Return the line containing "Reproduce this chart with matplotlib.", the line containing "import matplotlib.pyplot as plt", and every line between them, exactly as they stand. Output nothing else.

Charts and diagrams as code =
----------

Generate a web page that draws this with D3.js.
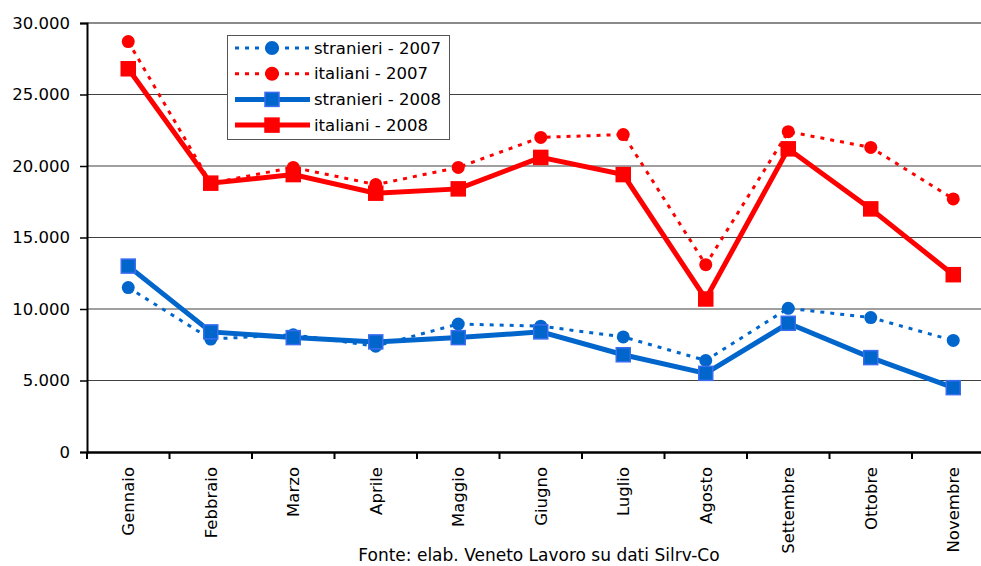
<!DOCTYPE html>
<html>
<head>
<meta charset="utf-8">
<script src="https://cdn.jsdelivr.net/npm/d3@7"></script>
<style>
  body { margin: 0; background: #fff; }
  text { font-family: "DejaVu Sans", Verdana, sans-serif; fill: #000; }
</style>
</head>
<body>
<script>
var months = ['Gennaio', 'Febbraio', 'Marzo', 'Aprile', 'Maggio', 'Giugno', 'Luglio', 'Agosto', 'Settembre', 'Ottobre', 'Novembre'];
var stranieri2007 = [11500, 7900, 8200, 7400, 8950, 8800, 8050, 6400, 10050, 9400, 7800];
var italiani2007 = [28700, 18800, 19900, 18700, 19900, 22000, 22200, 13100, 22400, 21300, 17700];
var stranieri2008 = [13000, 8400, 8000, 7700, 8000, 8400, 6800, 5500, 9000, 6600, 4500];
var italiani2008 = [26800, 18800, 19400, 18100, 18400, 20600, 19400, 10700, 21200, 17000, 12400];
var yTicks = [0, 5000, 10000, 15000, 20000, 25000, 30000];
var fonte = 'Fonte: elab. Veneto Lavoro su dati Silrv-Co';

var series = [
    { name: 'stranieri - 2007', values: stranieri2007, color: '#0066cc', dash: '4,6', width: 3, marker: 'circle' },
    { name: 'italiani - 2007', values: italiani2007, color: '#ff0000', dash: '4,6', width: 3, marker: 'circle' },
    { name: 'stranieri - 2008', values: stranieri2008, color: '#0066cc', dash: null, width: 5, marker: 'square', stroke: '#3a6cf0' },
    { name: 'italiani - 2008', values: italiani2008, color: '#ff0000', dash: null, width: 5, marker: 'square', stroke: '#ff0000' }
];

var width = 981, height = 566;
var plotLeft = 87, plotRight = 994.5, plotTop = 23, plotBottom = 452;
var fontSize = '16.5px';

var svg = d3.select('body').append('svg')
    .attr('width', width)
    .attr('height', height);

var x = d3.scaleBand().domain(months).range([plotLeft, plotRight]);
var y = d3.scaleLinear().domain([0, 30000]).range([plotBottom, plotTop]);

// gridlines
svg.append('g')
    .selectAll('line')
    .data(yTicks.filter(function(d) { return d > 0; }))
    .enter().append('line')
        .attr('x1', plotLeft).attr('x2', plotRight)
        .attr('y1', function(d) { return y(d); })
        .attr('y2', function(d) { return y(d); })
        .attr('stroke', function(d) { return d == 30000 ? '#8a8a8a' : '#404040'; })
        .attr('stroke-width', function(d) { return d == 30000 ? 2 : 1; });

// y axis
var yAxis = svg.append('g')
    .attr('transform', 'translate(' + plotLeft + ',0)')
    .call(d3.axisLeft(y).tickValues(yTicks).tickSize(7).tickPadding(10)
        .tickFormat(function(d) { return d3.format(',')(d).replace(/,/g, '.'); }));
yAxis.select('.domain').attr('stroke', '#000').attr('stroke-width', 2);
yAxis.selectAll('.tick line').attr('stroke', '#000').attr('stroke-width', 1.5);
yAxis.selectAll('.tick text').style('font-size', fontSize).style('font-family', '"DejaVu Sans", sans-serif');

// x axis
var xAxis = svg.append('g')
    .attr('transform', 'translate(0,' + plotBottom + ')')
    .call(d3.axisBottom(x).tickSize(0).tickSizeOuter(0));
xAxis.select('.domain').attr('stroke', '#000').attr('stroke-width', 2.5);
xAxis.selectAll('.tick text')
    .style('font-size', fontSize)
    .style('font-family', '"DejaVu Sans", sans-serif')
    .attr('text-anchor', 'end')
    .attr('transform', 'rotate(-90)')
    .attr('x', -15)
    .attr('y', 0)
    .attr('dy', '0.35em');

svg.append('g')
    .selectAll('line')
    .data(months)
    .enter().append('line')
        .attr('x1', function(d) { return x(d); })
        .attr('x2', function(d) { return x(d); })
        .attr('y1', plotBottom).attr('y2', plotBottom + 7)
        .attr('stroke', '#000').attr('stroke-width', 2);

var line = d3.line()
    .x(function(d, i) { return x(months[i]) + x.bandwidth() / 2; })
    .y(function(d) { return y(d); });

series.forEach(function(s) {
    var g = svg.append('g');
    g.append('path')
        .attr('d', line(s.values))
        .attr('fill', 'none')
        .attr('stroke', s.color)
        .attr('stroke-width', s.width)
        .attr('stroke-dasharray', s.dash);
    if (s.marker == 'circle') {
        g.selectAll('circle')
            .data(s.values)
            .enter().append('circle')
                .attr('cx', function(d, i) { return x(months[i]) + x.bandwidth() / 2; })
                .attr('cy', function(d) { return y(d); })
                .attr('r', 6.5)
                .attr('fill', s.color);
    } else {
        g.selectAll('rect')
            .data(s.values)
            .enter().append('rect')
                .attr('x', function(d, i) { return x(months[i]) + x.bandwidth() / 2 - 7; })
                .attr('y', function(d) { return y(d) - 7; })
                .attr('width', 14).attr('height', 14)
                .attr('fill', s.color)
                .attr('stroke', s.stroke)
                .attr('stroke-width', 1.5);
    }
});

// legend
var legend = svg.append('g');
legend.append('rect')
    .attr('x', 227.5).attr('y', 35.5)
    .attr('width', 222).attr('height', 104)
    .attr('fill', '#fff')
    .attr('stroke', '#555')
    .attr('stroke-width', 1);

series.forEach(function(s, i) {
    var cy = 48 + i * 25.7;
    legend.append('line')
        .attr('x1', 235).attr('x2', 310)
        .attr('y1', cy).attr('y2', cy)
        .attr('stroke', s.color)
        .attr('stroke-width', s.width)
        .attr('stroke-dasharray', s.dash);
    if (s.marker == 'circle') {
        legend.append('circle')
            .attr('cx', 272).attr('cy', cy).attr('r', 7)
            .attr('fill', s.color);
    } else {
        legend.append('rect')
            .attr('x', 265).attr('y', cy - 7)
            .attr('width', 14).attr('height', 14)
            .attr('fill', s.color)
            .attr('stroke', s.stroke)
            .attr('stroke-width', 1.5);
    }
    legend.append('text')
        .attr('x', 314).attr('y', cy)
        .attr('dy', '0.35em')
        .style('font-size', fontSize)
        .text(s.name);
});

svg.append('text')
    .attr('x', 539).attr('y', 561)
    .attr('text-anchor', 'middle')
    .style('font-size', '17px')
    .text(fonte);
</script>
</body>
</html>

----------

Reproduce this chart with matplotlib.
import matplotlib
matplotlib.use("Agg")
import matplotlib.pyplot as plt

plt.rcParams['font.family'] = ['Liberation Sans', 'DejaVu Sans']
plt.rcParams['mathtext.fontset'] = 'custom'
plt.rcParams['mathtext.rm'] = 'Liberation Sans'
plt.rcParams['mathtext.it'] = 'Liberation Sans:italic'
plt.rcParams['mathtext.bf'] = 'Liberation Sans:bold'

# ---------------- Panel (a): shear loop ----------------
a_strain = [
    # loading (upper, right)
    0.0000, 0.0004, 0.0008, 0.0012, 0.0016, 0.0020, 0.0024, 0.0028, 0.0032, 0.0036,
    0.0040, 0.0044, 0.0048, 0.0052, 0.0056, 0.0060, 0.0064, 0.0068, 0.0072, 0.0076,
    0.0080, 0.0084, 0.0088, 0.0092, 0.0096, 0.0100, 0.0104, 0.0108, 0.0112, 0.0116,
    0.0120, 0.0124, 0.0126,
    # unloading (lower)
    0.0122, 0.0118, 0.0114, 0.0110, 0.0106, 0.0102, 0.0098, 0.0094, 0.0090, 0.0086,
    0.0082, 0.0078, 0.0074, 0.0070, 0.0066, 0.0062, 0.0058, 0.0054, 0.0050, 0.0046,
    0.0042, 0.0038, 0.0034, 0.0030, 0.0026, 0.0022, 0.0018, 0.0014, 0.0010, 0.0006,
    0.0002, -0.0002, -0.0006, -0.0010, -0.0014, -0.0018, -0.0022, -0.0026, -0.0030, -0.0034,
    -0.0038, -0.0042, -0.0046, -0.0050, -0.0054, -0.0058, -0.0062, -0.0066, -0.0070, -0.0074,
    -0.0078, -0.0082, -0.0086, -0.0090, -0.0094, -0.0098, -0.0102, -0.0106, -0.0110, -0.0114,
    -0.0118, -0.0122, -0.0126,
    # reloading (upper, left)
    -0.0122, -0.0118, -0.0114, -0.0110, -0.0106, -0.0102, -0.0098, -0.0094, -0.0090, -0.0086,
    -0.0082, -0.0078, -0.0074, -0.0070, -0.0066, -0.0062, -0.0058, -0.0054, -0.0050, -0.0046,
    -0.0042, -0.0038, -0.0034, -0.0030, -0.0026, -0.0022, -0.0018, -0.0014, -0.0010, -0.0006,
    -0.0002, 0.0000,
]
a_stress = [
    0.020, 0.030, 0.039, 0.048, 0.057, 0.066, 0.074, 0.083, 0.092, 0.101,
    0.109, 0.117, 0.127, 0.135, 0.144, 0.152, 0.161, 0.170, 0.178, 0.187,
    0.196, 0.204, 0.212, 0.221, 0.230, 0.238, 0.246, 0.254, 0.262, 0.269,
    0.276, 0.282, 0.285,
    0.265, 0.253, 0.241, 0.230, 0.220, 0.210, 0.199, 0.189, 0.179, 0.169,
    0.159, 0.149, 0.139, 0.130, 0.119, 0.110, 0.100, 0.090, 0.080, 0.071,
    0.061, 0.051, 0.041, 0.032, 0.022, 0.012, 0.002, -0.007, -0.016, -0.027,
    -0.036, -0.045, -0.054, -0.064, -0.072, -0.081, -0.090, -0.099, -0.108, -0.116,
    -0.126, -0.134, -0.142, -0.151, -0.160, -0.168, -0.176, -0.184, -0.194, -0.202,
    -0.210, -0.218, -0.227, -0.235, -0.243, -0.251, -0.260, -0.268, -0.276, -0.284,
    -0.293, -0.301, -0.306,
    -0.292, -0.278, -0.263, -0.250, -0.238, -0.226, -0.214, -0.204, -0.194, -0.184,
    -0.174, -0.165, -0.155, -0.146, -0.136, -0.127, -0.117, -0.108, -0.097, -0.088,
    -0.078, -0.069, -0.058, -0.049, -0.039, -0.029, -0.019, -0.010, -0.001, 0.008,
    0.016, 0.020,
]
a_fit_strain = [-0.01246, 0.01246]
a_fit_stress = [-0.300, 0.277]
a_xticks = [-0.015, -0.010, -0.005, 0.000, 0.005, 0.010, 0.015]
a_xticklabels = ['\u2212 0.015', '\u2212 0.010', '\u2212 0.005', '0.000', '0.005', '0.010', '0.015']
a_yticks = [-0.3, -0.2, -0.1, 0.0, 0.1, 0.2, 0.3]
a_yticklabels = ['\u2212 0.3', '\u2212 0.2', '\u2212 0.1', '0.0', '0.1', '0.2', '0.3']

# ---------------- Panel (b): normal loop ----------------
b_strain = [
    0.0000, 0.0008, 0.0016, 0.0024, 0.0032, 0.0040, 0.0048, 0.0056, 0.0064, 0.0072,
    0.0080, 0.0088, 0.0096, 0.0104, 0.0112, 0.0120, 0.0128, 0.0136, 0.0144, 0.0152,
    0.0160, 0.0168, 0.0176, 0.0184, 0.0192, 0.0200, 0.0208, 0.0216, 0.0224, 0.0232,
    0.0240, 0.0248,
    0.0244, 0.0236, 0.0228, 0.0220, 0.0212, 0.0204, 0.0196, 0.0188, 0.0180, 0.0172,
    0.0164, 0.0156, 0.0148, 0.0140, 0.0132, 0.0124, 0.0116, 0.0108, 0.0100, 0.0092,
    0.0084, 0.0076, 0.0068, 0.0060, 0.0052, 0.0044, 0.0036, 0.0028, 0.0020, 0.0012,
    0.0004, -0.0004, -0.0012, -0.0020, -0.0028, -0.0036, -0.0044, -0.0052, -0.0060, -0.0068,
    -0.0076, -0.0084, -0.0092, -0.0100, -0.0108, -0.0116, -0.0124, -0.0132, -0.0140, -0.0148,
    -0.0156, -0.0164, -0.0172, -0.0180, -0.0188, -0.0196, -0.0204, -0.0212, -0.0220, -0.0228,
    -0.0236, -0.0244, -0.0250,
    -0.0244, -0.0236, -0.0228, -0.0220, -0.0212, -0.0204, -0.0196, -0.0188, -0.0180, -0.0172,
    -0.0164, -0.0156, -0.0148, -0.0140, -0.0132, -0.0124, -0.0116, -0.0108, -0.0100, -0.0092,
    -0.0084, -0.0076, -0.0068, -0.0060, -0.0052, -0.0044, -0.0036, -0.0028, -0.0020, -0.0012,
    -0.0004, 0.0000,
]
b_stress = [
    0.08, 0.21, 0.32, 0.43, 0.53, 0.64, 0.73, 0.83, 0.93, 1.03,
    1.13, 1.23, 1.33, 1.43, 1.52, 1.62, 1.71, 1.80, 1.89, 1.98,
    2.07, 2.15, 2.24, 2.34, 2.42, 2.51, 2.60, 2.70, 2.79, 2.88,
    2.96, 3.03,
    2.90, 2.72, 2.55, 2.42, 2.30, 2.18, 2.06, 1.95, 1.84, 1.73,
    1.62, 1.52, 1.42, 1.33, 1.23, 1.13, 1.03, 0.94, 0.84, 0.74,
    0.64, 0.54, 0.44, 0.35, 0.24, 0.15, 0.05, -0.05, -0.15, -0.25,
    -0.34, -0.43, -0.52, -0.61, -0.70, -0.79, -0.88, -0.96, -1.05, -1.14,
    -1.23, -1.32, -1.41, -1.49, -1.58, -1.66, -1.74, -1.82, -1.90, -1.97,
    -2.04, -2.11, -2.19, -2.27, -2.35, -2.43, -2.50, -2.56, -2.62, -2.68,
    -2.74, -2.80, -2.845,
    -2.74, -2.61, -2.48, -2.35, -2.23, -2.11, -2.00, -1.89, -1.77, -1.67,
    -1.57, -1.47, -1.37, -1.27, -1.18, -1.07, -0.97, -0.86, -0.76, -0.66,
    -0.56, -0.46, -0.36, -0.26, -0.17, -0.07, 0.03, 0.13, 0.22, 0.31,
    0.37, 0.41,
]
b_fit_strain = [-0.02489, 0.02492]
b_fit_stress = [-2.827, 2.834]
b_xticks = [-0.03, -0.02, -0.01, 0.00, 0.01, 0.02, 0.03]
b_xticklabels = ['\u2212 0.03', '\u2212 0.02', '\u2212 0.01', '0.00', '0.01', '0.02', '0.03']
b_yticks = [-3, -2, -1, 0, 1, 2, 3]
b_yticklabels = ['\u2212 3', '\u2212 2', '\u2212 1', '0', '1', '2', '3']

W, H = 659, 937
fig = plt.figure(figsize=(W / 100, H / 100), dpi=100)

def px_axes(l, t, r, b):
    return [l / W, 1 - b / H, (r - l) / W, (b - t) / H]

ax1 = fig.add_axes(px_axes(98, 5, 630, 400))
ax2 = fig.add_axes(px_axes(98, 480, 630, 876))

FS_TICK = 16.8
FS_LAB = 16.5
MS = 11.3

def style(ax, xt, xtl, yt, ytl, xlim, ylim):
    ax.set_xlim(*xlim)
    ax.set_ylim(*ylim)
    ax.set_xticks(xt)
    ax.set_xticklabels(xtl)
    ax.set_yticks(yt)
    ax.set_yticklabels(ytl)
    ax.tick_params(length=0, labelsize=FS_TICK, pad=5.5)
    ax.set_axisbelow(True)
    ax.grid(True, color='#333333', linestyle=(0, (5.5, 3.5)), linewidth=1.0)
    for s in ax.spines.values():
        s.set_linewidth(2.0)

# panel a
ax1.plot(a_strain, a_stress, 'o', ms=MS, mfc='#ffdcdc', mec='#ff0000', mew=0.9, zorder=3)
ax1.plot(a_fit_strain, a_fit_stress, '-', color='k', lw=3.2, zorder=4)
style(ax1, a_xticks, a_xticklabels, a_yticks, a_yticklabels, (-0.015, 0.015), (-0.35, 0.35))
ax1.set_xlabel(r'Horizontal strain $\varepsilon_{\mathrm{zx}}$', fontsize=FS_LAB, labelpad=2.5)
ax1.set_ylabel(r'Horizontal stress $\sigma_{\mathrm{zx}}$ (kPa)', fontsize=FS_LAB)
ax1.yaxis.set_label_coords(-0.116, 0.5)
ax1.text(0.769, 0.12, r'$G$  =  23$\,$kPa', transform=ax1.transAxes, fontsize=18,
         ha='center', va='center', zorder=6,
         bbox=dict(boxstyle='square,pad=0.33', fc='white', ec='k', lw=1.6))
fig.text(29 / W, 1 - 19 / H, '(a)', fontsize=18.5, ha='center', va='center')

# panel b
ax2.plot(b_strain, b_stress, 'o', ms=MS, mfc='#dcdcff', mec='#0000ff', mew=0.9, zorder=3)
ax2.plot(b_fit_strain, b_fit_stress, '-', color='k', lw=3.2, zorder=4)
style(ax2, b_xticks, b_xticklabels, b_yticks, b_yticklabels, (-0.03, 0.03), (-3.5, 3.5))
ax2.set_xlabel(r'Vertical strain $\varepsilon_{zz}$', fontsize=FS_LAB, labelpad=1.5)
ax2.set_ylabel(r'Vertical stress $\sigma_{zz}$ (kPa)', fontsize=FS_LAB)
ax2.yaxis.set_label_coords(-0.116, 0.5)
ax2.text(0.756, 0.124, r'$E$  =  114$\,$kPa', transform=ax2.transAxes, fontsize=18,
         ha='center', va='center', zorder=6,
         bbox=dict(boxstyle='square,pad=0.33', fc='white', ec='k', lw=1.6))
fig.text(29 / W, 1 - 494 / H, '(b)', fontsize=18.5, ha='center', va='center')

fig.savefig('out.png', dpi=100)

----------

Solution for this exercise =
Reproduce this chart with matplotlib.
import matplotlib
matplotlib.use("Agg")
import matplotlib.pyplot as plt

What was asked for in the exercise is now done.